Another instrument common to the people of the Northern Plains, along with most of North America, is the courting flute. Folklore states that flutes were traditionally played by men to sway the affections of women, as reflected in the English translation for the instrument; however, it is played by both men and women in modern times. The courting flute is traditionally used strictly as a solo instrument (89.4.3371).
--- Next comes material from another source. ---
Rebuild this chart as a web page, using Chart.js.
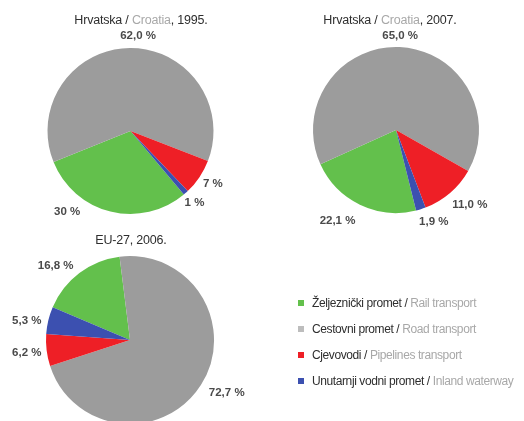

Both secular and sacred music exist among the people of the Northern Plains. The secular music comes in many forms, ranging from honoring songs that commemorate a person’s life to dance songs for communal celebration of exhibition at powwows to the songs of gratitude for everyday life. The convention of powwow gathering is the most accessible venue of secular Plains Indian music today, though this was not always the case. Prior to Western European contact, and the forced migration of Indian people which began officially with the Indian Removal Act of 1830, only a few tribes, namely the Omaha and the Ponca, practiced the communal ritual known today as the powwow. Relocation of many tribes in the Northern Plains initiated cultural exchanges that resulted in the formation of the powwow as it exists today. Though historic trade routes attest to movement along the central corridor of the Americas as part of pre-Contact life, a degree of elective isolation fostered the development of idiomatic characteristics among the indigenous people of North America.
Sacred music employs both large and small drums, dependent upon the occasion and number of participants. Drums employed for use in the context of a powwow are larger than those used for personal spiritual practice. Often referred to as hand drums or frame drums, those used for personal playing need only be large enough for one person to strike the head (89.4.560ab). During personal use, the practitioner holds the drum in one hand and the drumstick in the other. When singing with the drum at a powwow or other gathering, many people can strike the drum simultaneously, as it rests on a stand at the center of the group. Often the drumsticks used are long enough to allow numerous singers the opportunity to be involved. When singing in groups, two types of drums can be used, either those traditionally made with Native-tanned leather heads or commercially manufactured bass drums. In secular and sacred music alike, it is necessary for the sound of the drum to be heard by all involved as it is the voice that drives the music.
Suing, Michael. “Great Plains Indians Musical Instruments.” In Heilbrunn Timeline of Art History. New York: The Metropolitan Museum of Art, 2000–. http://www.metmuseum.org/toah/hd/plai/hd_plai.htm (July 2008)
Densmore, Frances. Teton Sioux Music. Washington, D.C.: Government Printing Office, 1918.
Theisz, R. D. Sharing the Gift of Lakota Song. Ranchos de Taos, N.M.: Dog Soldier Press, 2003.
Suing, Michael. “Northwest Coast Indians Musical Instruments.” (January 2009)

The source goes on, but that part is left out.